Identify each line below containing the string "this" and copy it.

■ **Records provided**:

★ ★ ★ ★

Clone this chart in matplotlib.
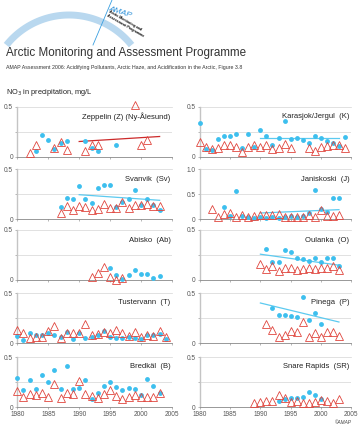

★ ★ ★ ★

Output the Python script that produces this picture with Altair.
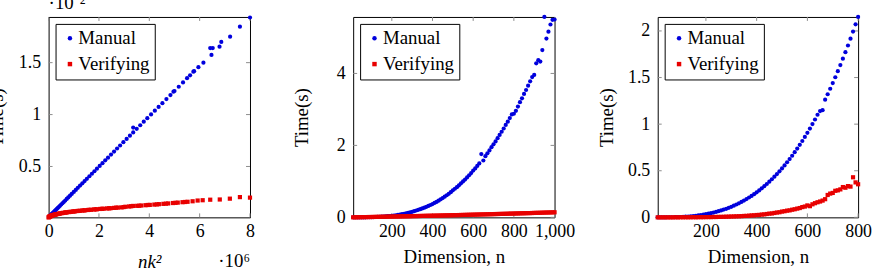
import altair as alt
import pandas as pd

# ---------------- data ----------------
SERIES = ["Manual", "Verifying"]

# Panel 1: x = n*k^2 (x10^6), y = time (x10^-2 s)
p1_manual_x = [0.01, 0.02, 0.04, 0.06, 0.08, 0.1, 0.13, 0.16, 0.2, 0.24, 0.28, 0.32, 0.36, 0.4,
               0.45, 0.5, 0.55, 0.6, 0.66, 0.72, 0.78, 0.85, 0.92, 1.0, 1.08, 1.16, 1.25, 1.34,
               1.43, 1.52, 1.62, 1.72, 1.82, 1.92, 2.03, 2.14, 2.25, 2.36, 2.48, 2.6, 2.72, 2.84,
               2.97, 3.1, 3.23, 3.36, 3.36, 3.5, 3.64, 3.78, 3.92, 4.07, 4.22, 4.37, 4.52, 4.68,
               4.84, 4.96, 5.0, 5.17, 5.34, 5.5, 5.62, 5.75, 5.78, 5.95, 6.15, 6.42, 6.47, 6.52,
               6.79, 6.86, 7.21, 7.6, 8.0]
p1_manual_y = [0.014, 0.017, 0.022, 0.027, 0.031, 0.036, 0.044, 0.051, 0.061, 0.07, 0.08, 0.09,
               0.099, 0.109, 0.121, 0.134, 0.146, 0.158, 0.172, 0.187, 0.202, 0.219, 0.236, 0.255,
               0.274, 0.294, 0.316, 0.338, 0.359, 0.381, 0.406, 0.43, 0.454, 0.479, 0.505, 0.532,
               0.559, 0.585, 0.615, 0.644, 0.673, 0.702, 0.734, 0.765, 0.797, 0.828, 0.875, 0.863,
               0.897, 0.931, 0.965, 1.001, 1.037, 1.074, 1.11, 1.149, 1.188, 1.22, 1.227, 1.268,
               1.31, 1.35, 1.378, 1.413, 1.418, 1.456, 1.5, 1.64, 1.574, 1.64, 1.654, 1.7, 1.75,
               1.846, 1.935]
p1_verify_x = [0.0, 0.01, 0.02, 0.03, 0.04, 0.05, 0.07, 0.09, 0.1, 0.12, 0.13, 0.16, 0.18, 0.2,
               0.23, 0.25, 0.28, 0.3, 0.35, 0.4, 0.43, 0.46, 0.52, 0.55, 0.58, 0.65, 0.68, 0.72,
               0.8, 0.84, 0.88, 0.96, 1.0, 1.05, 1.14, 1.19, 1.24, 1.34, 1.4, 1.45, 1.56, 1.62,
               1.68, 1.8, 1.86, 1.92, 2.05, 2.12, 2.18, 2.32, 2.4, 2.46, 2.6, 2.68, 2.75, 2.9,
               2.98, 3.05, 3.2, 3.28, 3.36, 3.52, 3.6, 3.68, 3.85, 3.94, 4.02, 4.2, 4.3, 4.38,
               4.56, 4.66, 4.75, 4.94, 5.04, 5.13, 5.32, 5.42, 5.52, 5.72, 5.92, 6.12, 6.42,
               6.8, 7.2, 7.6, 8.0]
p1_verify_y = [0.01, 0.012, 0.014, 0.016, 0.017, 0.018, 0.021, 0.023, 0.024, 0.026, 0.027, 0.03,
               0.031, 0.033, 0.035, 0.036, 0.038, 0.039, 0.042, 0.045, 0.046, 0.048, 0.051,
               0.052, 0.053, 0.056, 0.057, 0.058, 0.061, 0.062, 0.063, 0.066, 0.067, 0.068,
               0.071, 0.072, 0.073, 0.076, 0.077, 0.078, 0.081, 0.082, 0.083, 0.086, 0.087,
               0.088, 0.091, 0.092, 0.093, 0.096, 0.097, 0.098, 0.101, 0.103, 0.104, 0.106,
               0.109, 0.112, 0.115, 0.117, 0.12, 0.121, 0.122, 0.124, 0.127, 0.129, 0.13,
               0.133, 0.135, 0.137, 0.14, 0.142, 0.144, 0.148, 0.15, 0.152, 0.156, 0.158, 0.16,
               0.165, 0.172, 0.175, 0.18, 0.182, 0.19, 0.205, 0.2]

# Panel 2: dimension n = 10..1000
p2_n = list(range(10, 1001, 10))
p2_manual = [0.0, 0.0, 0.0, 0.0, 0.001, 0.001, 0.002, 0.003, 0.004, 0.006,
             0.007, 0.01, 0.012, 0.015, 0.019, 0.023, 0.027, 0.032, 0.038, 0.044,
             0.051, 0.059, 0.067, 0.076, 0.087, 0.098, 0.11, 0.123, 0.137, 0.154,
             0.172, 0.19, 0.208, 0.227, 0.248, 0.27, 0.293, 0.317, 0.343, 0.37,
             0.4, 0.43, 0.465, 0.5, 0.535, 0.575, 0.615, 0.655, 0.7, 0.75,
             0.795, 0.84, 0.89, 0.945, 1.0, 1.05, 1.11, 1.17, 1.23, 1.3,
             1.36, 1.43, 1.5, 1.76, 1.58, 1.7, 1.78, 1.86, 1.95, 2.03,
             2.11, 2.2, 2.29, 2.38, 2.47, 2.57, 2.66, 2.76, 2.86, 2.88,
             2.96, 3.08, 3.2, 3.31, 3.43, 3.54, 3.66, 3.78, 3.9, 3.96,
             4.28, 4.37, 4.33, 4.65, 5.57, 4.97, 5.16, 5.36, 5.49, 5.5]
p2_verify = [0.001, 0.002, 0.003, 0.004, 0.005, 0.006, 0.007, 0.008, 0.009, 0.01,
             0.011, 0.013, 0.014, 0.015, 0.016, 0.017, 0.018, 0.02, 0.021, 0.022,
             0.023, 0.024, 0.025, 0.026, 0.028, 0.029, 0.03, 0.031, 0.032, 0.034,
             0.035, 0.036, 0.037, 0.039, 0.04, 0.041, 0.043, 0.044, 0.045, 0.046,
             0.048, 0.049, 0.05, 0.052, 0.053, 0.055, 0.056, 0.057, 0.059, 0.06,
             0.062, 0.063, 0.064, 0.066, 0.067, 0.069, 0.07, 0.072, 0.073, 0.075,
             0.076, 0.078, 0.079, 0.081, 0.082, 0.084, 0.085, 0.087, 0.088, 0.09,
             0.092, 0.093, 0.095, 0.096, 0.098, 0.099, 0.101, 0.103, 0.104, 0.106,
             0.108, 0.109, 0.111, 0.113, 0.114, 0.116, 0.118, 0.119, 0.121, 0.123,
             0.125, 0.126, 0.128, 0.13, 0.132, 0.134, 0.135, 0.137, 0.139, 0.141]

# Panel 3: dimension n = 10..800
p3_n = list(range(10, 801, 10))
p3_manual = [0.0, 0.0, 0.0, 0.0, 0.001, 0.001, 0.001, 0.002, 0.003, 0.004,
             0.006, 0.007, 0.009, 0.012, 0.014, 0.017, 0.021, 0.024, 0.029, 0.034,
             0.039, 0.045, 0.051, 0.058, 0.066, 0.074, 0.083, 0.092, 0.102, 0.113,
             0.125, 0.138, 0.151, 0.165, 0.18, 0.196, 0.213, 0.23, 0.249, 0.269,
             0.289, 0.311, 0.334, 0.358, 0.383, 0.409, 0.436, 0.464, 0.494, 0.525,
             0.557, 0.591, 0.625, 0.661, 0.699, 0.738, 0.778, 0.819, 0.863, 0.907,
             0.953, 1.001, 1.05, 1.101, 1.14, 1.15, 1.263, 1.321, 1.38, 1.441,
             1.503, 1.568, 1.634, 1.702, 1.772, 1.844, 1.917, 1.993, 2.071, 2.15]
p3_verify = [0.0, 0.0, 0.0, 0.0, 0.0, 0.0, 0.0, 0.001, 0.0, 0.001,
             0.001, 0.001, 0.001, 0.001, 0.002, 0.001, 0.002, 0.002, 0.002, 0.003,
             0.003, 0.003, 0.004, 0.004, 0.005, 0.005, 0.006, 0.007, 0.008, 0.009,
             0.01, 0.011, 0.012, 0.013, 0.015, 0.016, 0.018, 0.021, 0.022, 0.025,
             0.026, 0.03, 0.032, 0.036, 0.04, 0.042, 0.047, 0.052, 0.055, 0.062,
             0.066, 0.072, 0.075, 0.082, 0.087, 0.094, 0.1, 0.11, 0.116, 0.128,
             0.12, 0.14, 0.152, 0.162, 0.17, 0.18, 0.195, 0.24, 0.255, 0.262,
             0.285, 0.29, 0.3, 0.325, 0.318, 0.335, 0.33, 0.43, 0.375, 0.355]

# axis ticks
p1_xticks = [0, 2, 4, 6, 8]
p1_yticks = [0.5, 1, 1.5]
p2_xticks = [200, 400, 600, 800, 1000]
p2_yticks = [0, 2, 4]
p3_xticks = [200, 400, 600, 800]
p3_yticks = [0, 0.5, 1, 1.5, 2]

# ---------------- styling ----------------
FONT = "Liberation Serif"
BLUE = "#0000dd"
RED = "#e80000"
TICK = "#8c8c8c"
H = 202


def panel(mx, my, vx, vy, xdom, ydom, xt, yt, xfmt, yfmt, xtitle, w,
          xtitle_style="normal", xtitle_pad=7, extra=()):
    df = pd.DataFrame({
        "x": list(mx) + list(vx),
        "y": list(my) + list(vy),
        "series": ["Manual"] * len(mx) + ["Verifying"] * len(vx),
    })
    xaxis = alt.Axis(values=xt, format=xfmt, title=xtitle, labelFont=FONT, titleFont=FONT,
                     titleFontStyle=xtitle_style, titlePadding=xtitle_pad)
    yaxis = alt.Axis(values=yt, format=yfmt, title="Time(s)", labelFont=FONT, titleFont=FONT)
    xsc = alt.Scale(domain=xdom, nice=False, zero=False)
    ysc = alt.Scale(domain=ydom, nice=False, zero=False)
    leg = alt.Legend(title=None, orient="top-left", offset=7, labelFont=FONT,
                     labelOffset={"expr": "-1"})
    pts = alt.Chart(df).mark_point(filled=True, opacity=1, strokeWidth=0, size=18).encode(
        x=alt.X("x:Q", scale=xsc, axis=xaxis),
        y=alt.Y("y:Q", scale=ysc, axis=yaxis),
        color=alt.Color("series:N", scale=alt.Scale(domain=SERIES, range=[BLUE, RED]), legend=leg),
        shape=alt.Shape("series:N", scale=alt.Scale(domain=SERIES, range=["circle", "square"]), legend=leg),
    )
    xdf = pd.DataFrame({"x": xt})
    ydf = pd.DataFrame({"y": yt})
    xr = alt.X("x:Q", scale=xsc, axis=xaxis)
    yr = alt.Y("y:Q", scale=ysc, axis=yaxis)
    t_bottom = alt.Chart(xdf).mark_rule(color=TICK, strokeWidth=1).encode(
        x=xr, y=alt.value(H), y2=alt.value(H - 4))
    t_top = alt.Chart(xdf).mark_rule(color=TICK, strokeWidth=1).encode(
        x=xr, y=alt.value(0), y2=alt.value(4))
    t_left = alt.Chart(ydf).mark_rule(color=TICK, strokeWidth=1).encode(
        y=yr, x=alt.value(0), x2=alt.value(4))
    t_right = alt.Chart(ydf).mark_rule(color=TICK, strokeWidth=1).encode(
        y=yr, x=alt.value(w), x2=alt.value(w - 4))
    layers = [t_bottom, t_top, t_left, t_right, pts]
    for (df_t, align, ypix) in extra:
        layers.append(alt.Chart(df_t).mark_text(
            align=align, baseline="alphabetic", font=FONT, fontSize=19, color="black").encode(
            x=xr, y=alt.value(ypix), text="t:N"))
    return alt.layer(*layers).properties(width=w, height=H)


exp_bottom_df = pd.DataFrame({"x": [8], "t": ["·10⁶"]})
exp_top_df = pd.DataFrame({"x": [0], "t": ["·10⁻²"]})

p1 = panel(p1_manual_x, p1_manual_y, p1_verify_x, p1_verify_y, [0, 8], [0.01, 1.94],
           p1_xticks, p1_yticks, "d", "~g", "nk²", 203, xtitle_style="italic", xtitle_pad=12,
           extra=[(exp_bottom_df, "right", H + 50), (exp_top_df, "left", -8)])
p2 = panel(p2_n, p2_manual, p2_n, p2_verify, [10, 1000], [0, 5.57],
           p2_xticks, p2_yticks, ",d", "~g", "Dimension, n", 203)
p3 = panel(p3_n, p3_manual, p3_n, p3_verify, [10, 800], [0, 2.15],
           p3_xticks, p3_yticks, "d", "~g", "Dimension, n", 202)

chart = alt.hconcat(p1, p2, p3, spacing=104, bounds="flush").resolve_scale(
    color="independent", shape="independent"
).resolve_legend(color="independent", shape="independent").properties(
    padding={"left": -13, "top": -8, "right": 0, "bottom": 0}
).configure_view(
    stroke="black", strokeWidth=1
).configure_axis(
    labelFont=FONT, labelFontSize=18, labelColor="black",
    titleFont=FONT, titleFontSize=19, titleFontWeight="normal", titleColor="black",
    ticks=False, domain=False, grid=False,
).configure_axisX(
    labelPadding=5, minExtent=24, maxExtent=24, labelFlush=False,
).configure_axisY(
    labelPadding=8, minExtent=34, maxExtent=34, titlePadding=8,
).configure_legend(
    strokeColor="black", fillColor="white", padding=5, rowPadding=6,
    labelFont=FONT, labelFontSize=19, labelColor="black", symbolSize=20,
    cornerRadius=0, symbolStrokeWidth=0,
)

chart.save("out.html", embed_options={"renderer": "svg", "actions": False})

★ ★ ★ ★

■ **Full response**:
Clone this chart in matplotlib.
Output the Python script that produces this picture with Altair.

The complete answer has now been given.